TOUT PASSE, LA VIE EST
Enrique Martínez LozanoLc 7, 11-17
La compassion est, avec la gratuité, la colonne vertebrale du message de Jésus. Et ce n'est que de l'autre face de la sagesse ou de la compréhension. La personne qui «voit» est compassive, ainsi que la pratique compassive est un chemin sûr pour la vision.
Le texte d'aujourd'hui traduit l'originel grec comme «pitié» -au goût du traducteur-, mais le sens reste le même: splagchnizomai signifie "s'émouvoir dans les entrailles" face à la douleur et offrir une aide efficace dans la mesure des possibilités.
La compassion n'est pas un sentiment superficiel, passager ou paternaliste. C'est la capacité de sentir comme l'autre ressent, en se mettant à sa place, en essayant de voir les choses comme il les voit.
Donc, la compassion, signifie aussi la capacité d'apporter amour là où il y a de la douleur.
Ne déplaise à notre curiosité, il est impossible de savoir quel est le fait historique qui se trouve derrière le texte que nous comentons ici. L'évangile est toujours «évangile» et non pas "chronique journalistique". Ça ne nous sert pas beaucoup non plus savoir ce qui s'est passé vraiment et comment la tradition posterieure a «agrandi» et enrichi le récit jusqu'à devenir la catéchèse que nous lisons aujourd'hui.
Lu comme «évangile», le texte nous parle de réalités radicalement humaines: la douleur, la mort, la vie et la «visite» de Dieu.
Douleur et mort -avec la naissance et la maladie- renvoient à l'impermanence de toutes choses. Tout ce que nous avons, le je (moi) y compris, est soumis à la loi de la fugacité. Tout cela passera et finira par disparaître: tout ce qui naît doit mourir, dans les deux faces de notre réalité manifeste.
C'est pourquoi, dans la mesure où nous y sommes attachés, la souffrance sera inévitable. C'est clair que nous sommes des êtres qui sentons, et en tant que tel, nous éprouvons la douleur quand une personne aimée meurt, ou lorsque il nous arrive quelque sorte de perte.

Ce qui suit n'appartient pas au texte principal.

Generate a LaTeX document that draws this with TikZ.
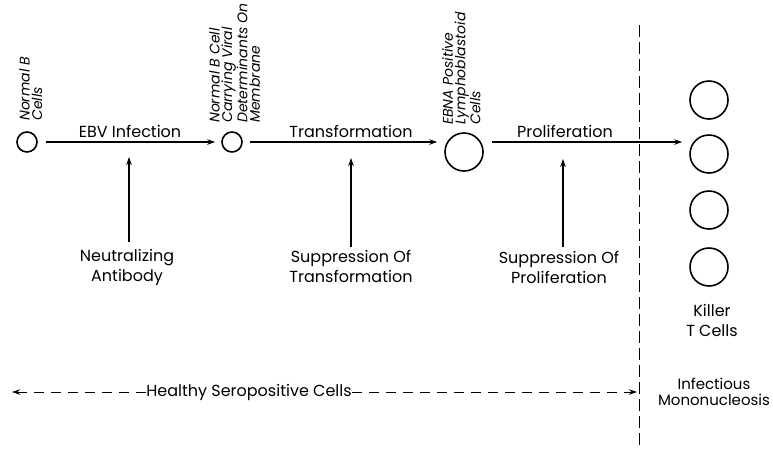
\documentclass[tikz,border=0pt]{standalone}
\usepackage{fontspec}
\setmainfont{Poppins}
\usetikzlibrary{arrows.meta}

\begin{document}
\begin{tikzpicture}[x=1pt,y=-1pt,>={Stealth[length=8pt,width=5.5pt]},
  cell/.style={draw,circle,line width=1.6pt,inner sep=0pt},
  flow/.style={->,line width=1.3pt},
  check/.style={->,line width=1.1pt},
  tag/.style={font=\fontsize{14}{12.5}\selectfont\itshape,rotate=90,
    anchor=north west,align=left,inner sep=0pt},
  lbl/.style={font=\fontsize{16}{20}\selectfont,align=center,inner sep=0pt}]
\useasboundingbox (0,0) rectangle (773,451);

% The cells
\node[cell,minimum size=20] (nb) at (27,142) {};
\node[cell,minimum size=20] (vc) at (232,142) {};
\node[cell,minimum size=38] (lc) at (464,152) {};
\foreach \i/\yy in {1/100,2/154,3/210,4/267}
  \node[cell,minimum size=38] (kt\i) at (709,\yy) {};

% The cell names
\node[tag] (nbtag) at (19,121) {Normal B\\Cells};
\node[tag] (vctag) at (209,123) {Normal B Cell\\Carrying Viral\\Determinants On\\Membrane};
\node[tag] (lctag) at (442,125) {EBNA Positive\\Lymphoblastoid\\Cells};

% The steps
\draw[flow,shorten <=8pt,shorten >=6pt] (nb) -- (vc);
\draw[flow,shorten <=7pt,shorten >=7pt] (vc.east) -- (vc.east -| lc.west);
\draw[flow,shorten <=8pt,shorten >=7pt] (lc.east |- vc) -- (kt2.west |- vc);
\node[lbl,anchor=base] (ebv) at (130,137) {EBV Infection};
\node[lbl,anchor=base] (tf) at (351,137) {Transformation};
\node[lbl,anchor=base] (pf) at (565,137) {Proliferation};

% The checks
\coordinate (t1) at (129,157);
\coordinate (t2) at (351,158);
\coordinate (t3) at (563,159);
\node[lbl,anchor=north] (na) at (127,249) {Neutralizing\\Antibody};
\node[lbl,anchor=north] (st) at (351,250) {Suppression Of\\Transformation};
\node[lbl,anchor=north] (sp) at (559,251) {Suppression Of\\Proliferation};
\draw[check,shorten <=7pt] (na.north -| t1) -- (t1);
\draw[check,shorten <=3pt] (st.north -| t2) -- (t2);
\draw[check,shorten <=4pt] (sp.north -| t3) -- (t3);
\node[lbl,anchor=north] (kl) at (712,304) {Killer\\T Cells};

% The two stages
\coordinate (vt) at (639,25);
\coordinate (vb) at (639,447);
\draw[line width=0.9pt,dash pattern=on 12pt off 5pt] (vt) -- (vb);
\node[lbl] (hs) at (249,392) {Healthy Seropositive Cells};
\coordinate (hl) at (12,392);
\coordinate (hr) at (637,392);
\draw[->,line width=1pt,dash pattern=on 10pt off 7pt] (hs.west) -- (hl);
\draw[->,line width=1pt,dash pattern=on 10pt off 7pt] (hs.east) -- (hr);
\node[lbl,font=\fontsize{15}{16}\selectfont] (im) at (714,392) {Infectious\\Mononucleosis};
\end{tikzpicture}
\end{document}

Il est inévitable, et cette douleur fait également partie du lot de notre existence. Mais la douleur devient souffrance inutile seulement dans la mesure de notre attachement.
Attachement est l'opposé à liberté. Et cela suppose identification avec le je (moi). Celui qui s'attache c'est toujours le je (moi), parce qu'il ne peut pas vivre autrement. Parlant avec plus de précision: le je (moi) n'est qu'une fiction; et c'est justement la sensation d'attachement qui nous amène à croire à l'existence autonome de ce quelque chose que nous appelons "je (moi)".

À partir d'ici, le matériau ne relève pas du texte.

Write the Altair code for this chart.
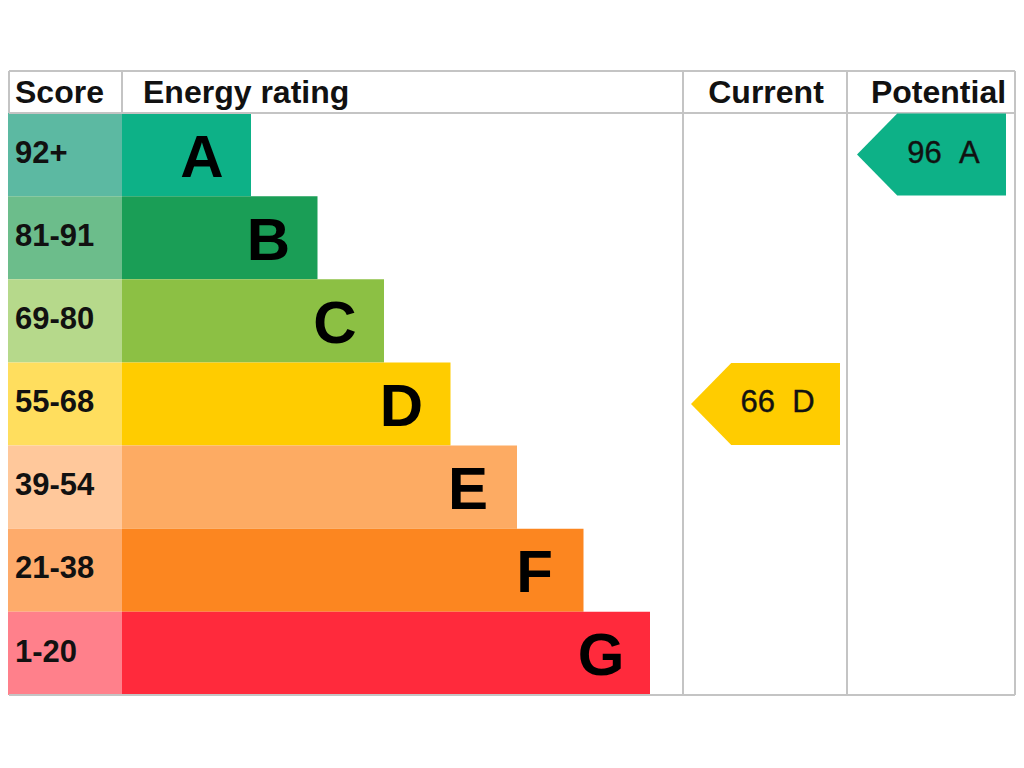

Si la douleur et la mort nous ont mis dans la fugacité, la vie nous conduit à notre vérité la plus profonde. Parce que la vie n'est pas "quelque chose" à part, que nous pouvons ou pas, avoir et, pour cela même, perdre à un moment donné.
La vie n'est pas "quelque chose" que nous regardons «du dehors», comme notre esprit nous fait croire, qui, par sa propre nature, ne peut que tout voir comme un objet séparé.
La réalité c'est que nous ne pouvons pas être autre chose que Vie. Et ce que nous sommes c'est la seule chose qui demeure: ça ne mourra jamais parce que jamais est né.
Alors, en quoi consiste la sagesse? À comprendre (ou «voir») que nous ne sommes pas le je (moi), mais la Vie, sans aucune sorte de limite, frontière ni séparation. En percevant ainsi notre véritable identité, c'est quand nous nous rendons compte que je suis, en fait, tout autre, un quelconque "tu" que je rencontre, et que tout visage reflète mon visage: tous les êtres sont le reflet de la Vie .
C'est ce que Jésus a vécu et a enseigné: «Je suis la Vie » (Jn 11:25), il proclamait. «Je me dessaisis de ma vie pour la reprendre ensuite. Personne ne me l'enlève mais je m'en dessaisis moi-même; j'ai le pouvoir de m'en dessaisir et j'ai le pouvoir de la reprendre »(Jn 10,18).
Ce que nous appelons «Vie» est l'un des manières par lesquelles nous pouvons nommer «Dieu». Dieu est tout ce qui est et qui se manifeste en tout. Tout comme nous ne pouvons pas nous percevoir séparés de la Vie, il n'y a pas non plus aucune "distance" par rapport à Dieu. Vie ou Dieu n'est que l'essence Même Unicité de tout ce qui est, le noyau qui nous constitue, et nous fait nous reconnaître en tout ce qui se présente devant nous.